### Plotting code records

[Start]

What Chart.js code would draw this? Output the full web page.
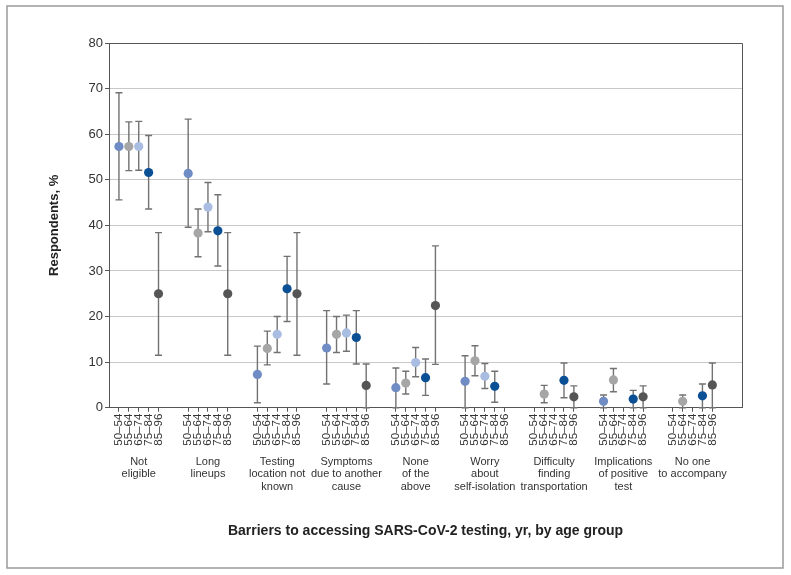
<!DOCTYPE html>
<html><head><meta charset="utf-8">
<script src="https://cdn.jsdelivr.net/npm/chart.js@4.4.1/dist/chart.umd.min.js"></script>
<style>html,body{margin:0;padding:0;background:#fff}#wrap{width:791px;height:575px;position:relative}</style>
</head><body><div id="wrap"><canvas id="c"></canvas></div>
<script>
// ---- data ----
const categories = [["Not","eligible"],["Long","lineups"],["Testing","location not","known"],["Symptoms","due to another","cause"],["None","of the","above"],["Worry","about","self-isolation"],["Difficulty","finding","transportation"],["Implications","of positive","test"],["No one","to accompany"]];
const ageGroups = ["50–54","55–64","65–74","75–84","85–96"];
const ageColors = ["#6f8cc4","#a6a6a6","#a9bde2","#0b4f95","#555555"];

const v5054  = [57.3, 51.4, 7.3, 13.1, 4.4, 5.8, null, 1.4, null];
const lo5054 = [45.6, 39.6, 1.1, 5.2, 0, 0, null, 0, null];
const hi5054 = [69.1, 63.3, 13.5, 21.3, 8.7, 11.4, null, 2.8, null];

const v5564  = [57.3, 38.3, 13.0, 16.1, 5.4, 10.3, 3.0, 6.1, 1.4];
const lo5564 = [52.0, 33.1, 9.4, 12.1, 3.0, 7.0, 1.1, 3.5, 0];
const hi5564 = [62.7, 43.6, 16.8, 20.0, 8.0, 13.6, 4.9, 8.6, 2.8];

const v6574  = [57.3, 44.0, 16.1, 16.4, 9.9, 6.9, null, null, null];
const lo6574 = [52.1, 38.6, 12.1, 12.4, 6.8, 4.2, null, null, null];
const hi6574 = [62.8, 49.4, 20.0, 20.3, 13.2, 9.7, null, null, null];

const v7584  = [51.6, 38.8, 26.1, 15.4, 6.6, 4.7, 6.0, 1.9, 2.6];
const lo7584 = [43.6, 31.1, 18.9, 9.6, 2.7, 1.2, 2.2, 0, 0];
const hi7584 = [59.7, 46.7, 33.2, 21.3, 10.7, 8.0, 9.8, 3.8, 5.2];

const v8596  = [25.0, 25.0, 25.0, 4.9, 22.4, null, 2.4, 2.4, 5.0];
const lo8596 = [11.5, 11.5, 11.5, 0, 9.5, null, 0, 0, 0];
const hi8596 = [38.4, 38.4, 38.4, 9.6, 35.5, null, 4.8, 4.8, 9.8];

const yTicks = [0,10,20,30,40,50,60,70,80];

// ---- build ----
const SLOTS = 7; // 5 ages + 2 gap slots per group
const seriesV  = [v5054, v5564, v6574, v7584, v8596];
const seriesLo = [lo5054, lo5564, lo6574, lo7584, lo8596];
const seriesHi = [hi5054, hi5564, hi6574, hi7584, hi8596];

const datasets = ageGroups.map((ag, a) => ({
  label: ag,
  data: categories.map((c, g) => seriesV[a][g] == null ? null :
    {x: g*SLOTS + a, y: seriesV[a][g], lo: seriesLo[a][g], hi: seriesHi[a][g]}).filter(p => p),
  backgroundColor: ageColors[a],
  borderColor: ageColors[a],
  pointRadius: 4.6,
  pointHoverRadius: 4.6,
  borderWidth: 0
}));

const agePositions = [];
categories.forEach((c, g) => ageGroups.forEach((ag, a) => agePositions.push(g*SLOTS + a)));
const groupCenters = categories.map((c, g) => g*SLOTS + 2);

const FONT = "'Liberation Sans', Arial, Helvetica, sans-serif";

const errorBars = {
  id: 'errorBars',
  beforeDatasetsDraw(chart) {
    const {ctx, scales: {x, y}} = chart;
    ctx.save();
    ctx.strokeStyle = '#727272';
    ctx.lineWidth = 1.4;
    chart.data.datasets.forEach(ds => {
      ds.data.forEach(p => {
        const px = x.getPixelForValue(p.x);
        const yl = y.getPixelForValue(p.lo);
        const yh = y.getPixelForValue(p.hi);
        ctx.beginPath();
        ctx.moveTo(px, yl); ctx.lineTo(px, yh);
        ctx.moveTo(px-3.5, yl); ctx.lineTo(px+3.5, yl);
        ctx.moveTo(px-3.5, yh); ctx.lineTo(px+3.5, yh);
        ctx.stroke();
      });
    });
    ctx.restore();
  }
};

const frame = {
  id: 'frame',
  afterDraw(chart) {
    const {ctx, chartArea: ca} = chart;
    ctx.save();
    ctx.strokeStyle = '#555';
    ctx.lineWidth = 1;
    ctx.beginPath();
    ctx.moveTo(ca.left, ca.top + 0.5); ctx.lineTo(ca.right + 0.5, ca.top + 0.5); ctx.lineTo(ca.right + 0.5, ca.bottom);
    ctx.stroke();
    ctx.strokeStyle = '#9a9a9a';
    ctx.lineWidth = 1.5;
    ctx.strokeRect(7, 6, 776, 562);
    ctx.restore();
  }
};

new Chart(document.getElementById('c'), {
  type: 'scatter',
  data: {datasets},
  options: {
    responsive: true,
    maintainAspectRatio: false,
    animation: false,
    events: [],
    layout: {padding: {left: 40, top: 43, right: 49, bottom: 35}},
    plugins: {legend: {display: false}, tooltip: {enabled: false}},
    scales: {
      y: {
        min: 0, max: 80,
        afterBuildTicks: axis => { axis.ticks = yTicks.map(v => ({value: v})); },
        ticks: {font: {family: FONT, size: 13}, color: '#333', padding: 2},
        grid: {color: '#c8c8c8', tickColor: '#555', tickLength: 4, lineWidth: 1},
        border: {color: '#555', width: 1},
        title: {display: true, text: 'Respondents, %', color: '#222',
          font: {family: FONT, size: 13, weight: 'bold'}, padding: {top: 7, bottom: 24}}
      },
      x: {
        type: 'linear', position: 'bottom', min: -1, max: 63,
        afterBuildTicks: axis => { axis.ticks = agePositions.map(v => ({value: v})); },
        ticks: {
          autoSkip: false, maxRotation: 90, minRotation: 90, padding: 2,
          font: {family: FONT, size: 11.5}, color: '#333',
          callback: v => ageGroups[((v % SLOTS) + SLOTS) % SLOTS]
        },
        grid: {drawOnChartArea: false, color: '#555', tickLength: 4},
        border: {color: '#555', width: 1}
      },
      x2: {
        type: 'linear', position: 'bottom', min: -1, max: 63,
        afterBuildTicks: axis => { axis.ticks = groupCenters.map(v => ({value: v})); },
        ticks: {
          autoSkip: false, maxRotation: 0, minRotation: 0, padding: 0,
          font: {family: FONT, size: 11, lineHeight: '12.5px'}, color: '#333',
          callback: v => categories[Math.round((v - 2) / SLOTS)]
        },
        grid: {display: false},
        border: {display: false},
        title: {display: true, text: 'Barriers to accessing SARS-CoV-2 testing, yr, by age group',
          color: '#222', font: {family: FONT, size: 14, weight: 'bold'}, padding: {top: 30, bottom: 0}}
      }
    }
  },
  plugins: [errorBars, frame]
});
</script>
</body></html>
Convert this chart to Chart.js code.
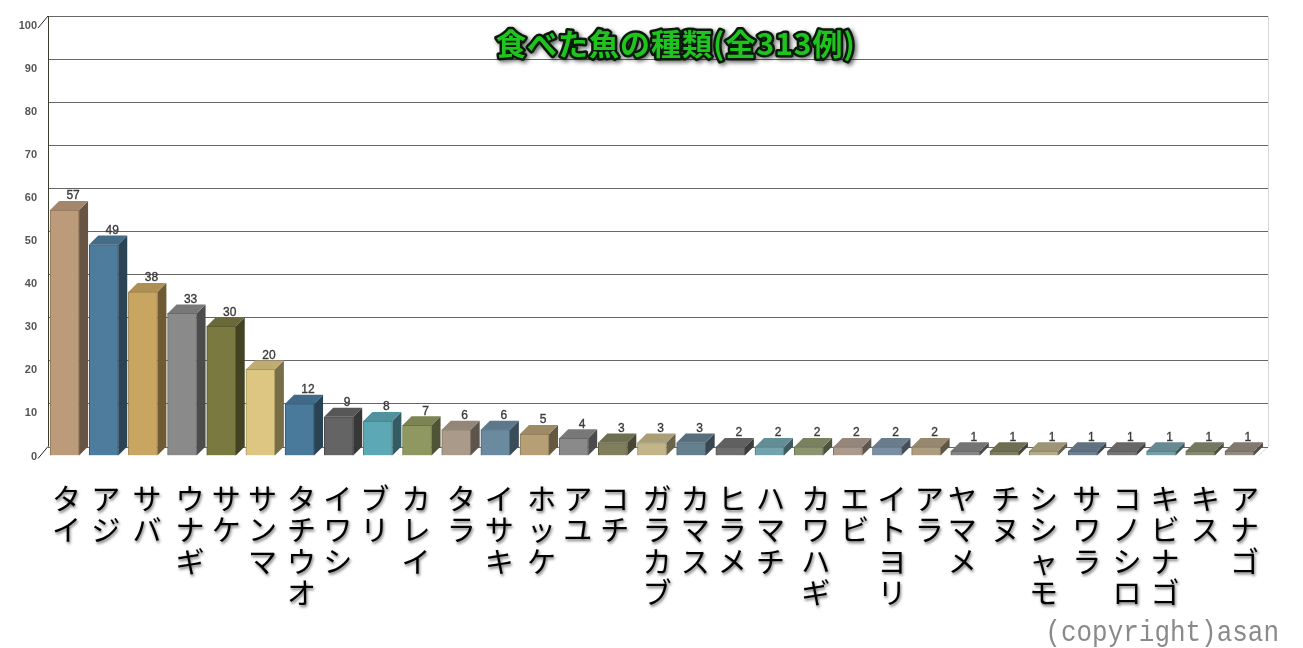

[End]

### What needs to be done
Copy out every line that includes the word "this".

### Task output
What Chart.js code would draw this? Output the full web page.
Convert this chart to Chart.js code.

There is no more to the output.